Michael Weinstein, spokesman for Highmark Inc., said the insurer contributed $130 million to community efforts last year, and gives to the city.

The state-picked Intergovernmental Cooperation Authority proposed the payroll preparation tax in 2004, and wanted it to apply to nonprofit institutions at one-quarter of the rate levied on for-profit companies. The idea was dropped when the nonprofit organizations formed the Pittsburgh Public Service Fund and offered the city $14 million in donations from 2005 through 2007.

ICA Executive Director Henry Sciortino said the ICA recently asked the city to have an outside expert review its entire revenue picture with "nothing sacred. One element of that is the nonprofit piece."

This week council learned that the service fund has offered a total of $5.5 million to cover last year, this year and next year -- a 60 percent cut compared to the prior three-year pact.

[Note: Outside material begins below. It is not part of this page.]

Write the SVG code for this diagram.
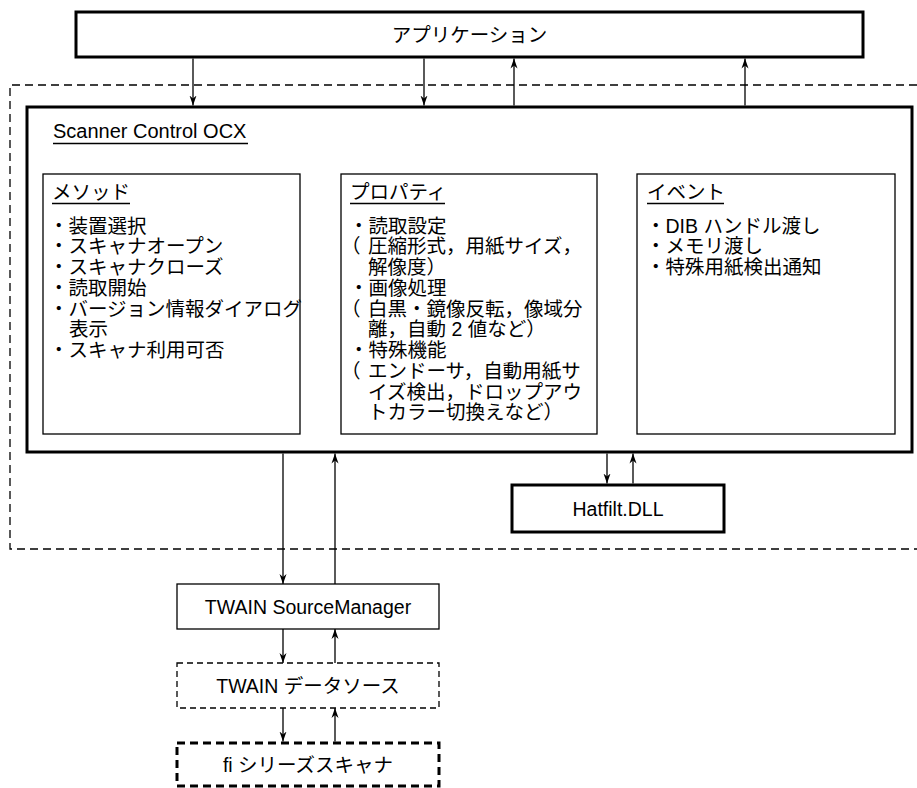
<svg xmlns="http://www.w3.org/2000/svg" width="917" height="788" viewBox="0 0 917 788">
<defs>
<style>
text{font-family:"Liberation Sans","Noto Sans CJK JP",sans-serif;font-size:19.5px;fill:#000}
.c{text-anchor:middle;dominant-baseline:central}
.thick{fill:#fff;stroke:#000;stroke-width:3}
.thin{fill:#fff;stroke:#000;stroke-width:1.3}
.dash{stroke-dasharray:6 4}
.dashk{stroke-dasharray:8 5}
.ul{stroke:#000;stroke-width:1.3}
#connectors line{stroke:#000;stroke-width:1.3;marker-end:url(#ah)}
</style>
<marker id="ah" markerWidth="12" markerHeight="10" refX="10" refY="4" orient="auto" markerUnits="userSpaceOnUse">
<path d="M0,0.5 L10,4 L0,7.5 L3,4 Z" fill="#000"/>
</marker>
</defs>
<rect width="917" height="788" fill="#fff"/>
<g id="boundary">
<path d="M917,85 H10 V549 H917" fill="none" stroke="#000" stroke-width="1.3" stroke-dasharray="8 5"/>
</g>
<g id="application">
<rect class="thick" x="76" y="12" width="787" height="45"/>
<text class="c" x="469.5" y="35">アプリケーション</text>
</g>
<g id="ocx">
<rect class="thick" x="27" y="107" width="885" height="345"/>
<text x="53" y="138" style="font-size:20px">Scanner Control OCX</text>
<line class="ul" x1="53" y1="143.5" x2="248" y2="143.5"/>
</g>
<g id="methods">
<rect class="thin" x="43" y="174" width="257" height="260"/>
<text x="52" y="199">メソッド</text>
<line class="ul" x1="52" y1="203.5" x2="130" y2="203.5"/>
<text x="49" y="232.5">・装置選択</text>
<text x="49" y="253.3">・スキャナオープン</text>
<text x="49" y="274">・スキャナクローズ</text>
<text x="49" y="294.8">・読取開始</text>
<text x="49" y="315.5">・バージョン情報ダイアログ</text>
<text x="69" y="336.3">表示</text>
<text x="49" y="357">・スキャナ利用可否</text>
</g>
<g id="properties">
<rect class="thin" x="341" y="174" width="256" height="260"/>
<text x="350" y="199">プロパティ</text>
<line class="ul" x1="350" y1="203.5" x2="445" y2="203.5"/>
<text x="349" y="232.5">・読取設定</text>
<text y="253.3"><tspan x="341">（</tspan><tspan x="368">圧縮形式，用紙サイズ，</tspan></text>
<text x="368" y="274">解像度）</text>
<text x="349" y="294.8">・画像処理</text>
<text y="315.5"><tspan x="341">（</tspan><tspan x="368">白黒・鏡像反転，像域分</tspan></text>
<text x="368" y="336.3">離，自動 2 値など）</text>
<text x="349" y="357">・特殊機能</text>
<text y="377.8"><tspan x="341">（</tspan><tspan x="368">エンドーサ，自動用紙サ</tspan></text>
<text x="368" y="398.5">イズ検出，ドロップアウ</text>
<text x="368" y="419.3">トカラー切換えなど）</text>
</g>
<g id="events">
<rect class="thin" x="637" y="174" width="258" height="260"/>
<text x="647" y="199">イベント</text>
<line class="ul" x1="647" y1="203.5" x2="724" y2="203.5"/>
<text x="646" y="232.5">・DIB ハンドル渡し</text>
<text x="646" y="253.3">・メモリ渡し</text>
<text x="646" y="274">・特殊用紙検出通知</text>
</g>
<g id="hatfilt">
<rect class="thick" x="512" y="485" width="212" height="47"/>
<text class="c" x="618" y="508.5">Hatfilt.DLL</text>
</g>
<g id="sourcemanager">
<rect class="thin" x="177" y="584" width="262" height="45"/>
<text class="c" x="308" y="606.5">TWAIN SourceManager</text>
</g>
<g id="datasource">
<rect class="thin dash" x="177" y="663" width="262" height="45"/>
<text class="c" x="308" y="685.5">TWAIN データソース</text>
</g>
<g id="scanner">
<rect class="thick dashk" x="177" y="743" width="262" height="43"/>
<text class="c" x="308" y="764.5">fi シリーズスキャナ</text>
</g>
<g id="connectors">
<line x1="193" y1="58.5" x2="193" y2="105.5"/>
<line x1="424" y1="58.5" x2="424" y2="105.5"/>
<line x1="514" y1="105.5" x2="514" y2="58.5"/>
<line x1="745" y1="105.5" x2="745" y2="58.5"/>
<line x1="283" y1="453.5" x2="283" y2="584"/>
<line x1="335" y1="584" x2="335" y2="453.5"/>
<line x1="607" y1="453.5" x2="607" y2="483.5"/>
<line x1="633" y1="483.5" x2="633" y2="453.5"/>
<line x1="283" y1="629" x2="283" y2="663"/>
<line x1="335" y1="663" x2="335" y2="629"/>
<line x1="283" y1="708" x2="283" y2="741.5"/>
<line x1="335" y1="741.5" x2="335" y2="708"/>
</g>
</svg>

The Rev. Ron Lengwin, spokesman for the Catholic Diocese of Pittsburgh and for the fund, said the reduction reflects "the financial times in which we exist, where people don't really know what they might be able to contribute next year" and the city's reduced need for help.

He confirmed that the proposed contract between the fund and the city would bar the city from "any action to tax or assess any tax or fee for city services against the contributors" through the end of next year.

Mayor Luke Ravenstahl's administration negotiated the proposed pact with the fund, and did not respond to requests for comment on Mr. Lamb's idea.

Mr. Lamb's idea "sounds like it's a worthy concept," said Councilman Patrick Dowd, a challenger in the Democratic mayoral primary. "I'd like to kick the tires."